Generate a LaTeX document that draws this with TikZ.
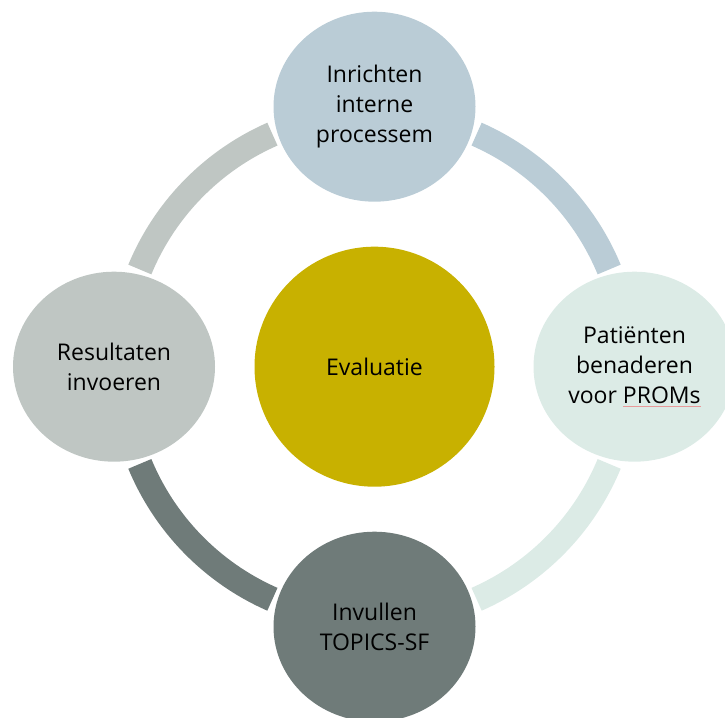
\documentclass[tikz,border=0pt]{standalone}
\usepackage{fontspec}
\setmainfont{Open Sans}
\usetikzlibrary{shapes.geometric}
\definecolor{topC}{HTML}{BACCD6}
\definecolor{rightC}{HTML}{DCEBE6}
\definecolor{bottomC}{HTML}{6F7B79}
\definecolor{leftC}{HTML}{BFC6C3}
\definecolor{centerC}{HTML}{C8B100}
\definecolor{spellC}{HTML}{E89A9A}
\newcommand\spellmark[1]{\setbox0\hbox{#1}\rlap{\color{spellC}\rule[-3pt]{\wd0}{0.9pt}}#1}
\begin{document}
\begin{tikzpicture}[x=1pt,y=1pt,
  stage/.style={ellipse, minimum width=202pt, minimum height=190pt, inner sep=0pt,
    align=center, font=\fontsize{23}{30}\selectfont, text=black},
  hub/.style={circle, minimum size=240pt, inner sep=0pt, align=center,
    font=\fontsize{23}{30}\selectfont, text=black},
  ringarc/.style={line width=25pt, line cap=butt}]
\useasboundingbox (0,0) rectangle (725,717);
\clip (0,0) rectangle (725,717);
\coordinate (ring) at (374.5,350.3);
% ring segments
\draw[ringarc, topC] (ring) ++(66.3:254) arc[start angle=66.3, end angle=22.5, radius=254];
\draw[ringarc, rightC] (ring) ++(-22.5:254) arc[start angle=-22.5, end angle=-66.3, radius=254];
\draw[ringarc, bottomC] (ring) ++(-113.7:254) arc[start angle=-113.7, end angle=-157.5, radius=254];
\draw[ringarc, leftC] (ring) ++(157.5:254) arc[start angle=157.5, end angle=113.7, radius=254];
% stages
\node[stage, fill=topC] (inrichten) at (374.5,610.3) {Inrichten\\interne\\processem};
\node[stage, fill=rightC] (patienten) at (634.5,350.3) {Patiënten\\benaderen\\voor \spellmark{PROMs}};
\node[stage, fill=bottomC] (invullen) at (374.5,90.3) {Invullen\\TOPICS-SF};
\node[stage, fill=leftC] (resultaten) at (114,350.3) {Resultaten\\invoeren};
\node[hub, fill=centerC] (evaluatie) at (374.5,350.3) {Evaluatie};
\end{tikzpicture}
\end{document}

+ + + + +

EXERCISE INSTRUCTIONS: Repeat the material above word for word and skip every image in it.

SOLUTION FOR THIS PROBLEM:
Generate a LaTeX document that draws this with TikZ.
\documentclass[tikz,border=0pt]{standalone}
\usepackage{fontspec}
\setmainfont{Open Sans}
\usetikzlibrary{shapes.geometric}
\definecolor{topC}{HTML}{BACCD6}
\definecolor{rightC}{HTML}{DCEBE6}
\definecolor{bottomC}{HTML}{6F7B79}
\definecolor{leftC}{HTML}{BFC6C3}
\definecolor{centerC}{HTML}{C8B100}
\definecolor{spellC}{HTML}{E89A9A}
\newcommand\spellmark[1]{\setbox0\hbox{#1}\rlap{\color{spellC}\rule[-3pt]{\wd0}{0.9pt}}#1}
\begin{document}
\begin{tikzpicture}[x=1pt,y=1pt,
  stage/.style={ellipse, minimum width=202pt, minimum height=190pt, inner sep=0pt,
    align=center, font=\fontsize{23}{30}\selectfont, text=black},
  hub/.style={circle, minimum size=240pt, inner sep=0pt, align=center,
    font=\fontsize{23}{30}\selectfont, text=black},
  ringarc/.style={line width=25pt, line cap=butt}]
\useasboundingbox (0,0) rectangle (725,717);
\clip (0,0) rectangle (725,717);
\coordinate (ring) at (374.5,350.3);
% ring segments
\draw[ringarc, topC] (ring) ++(66.3:254) arc[start angle=66.3, end angle=22.5, radius=254];
\draw[ringarc, rightC] (ring) ++(-22.5:254) arc[start angle=-22.5, end angle=-66.3, radius=254];
\draw[ringarc, bottomC] (ring) ++(-113.7:254) arc[start angle=-113.7, end angle=-157.5, radius=254];
\draw[ringarc, leftC] (ring) ++(157.5:254) arc[start angle=157.5, end angle=113.7, radius=254];
% stages
\node[stage, fill=topC] (inrichten) at (374.5,610.3) {Inrichten\\interne\\processem};
\node[stage, fill=rightC] (patienten) at (634.5,350.3) {Patiënten\\benaderen\\voor \spellmark{PROMs}};
\node[stage, fill=bottomC] (invullen) at (374.5,90.3) {Invullen\\TOPICS-SF};
\node[stage, fill=leftC] (resultaten) at (114,350.3) {Resultaten\\invoeren};
\node[hub, fill=centerC] (evaluatie) at (374.5,350.3) {Evaluatie};
\end{tikzpicture}
\end{document}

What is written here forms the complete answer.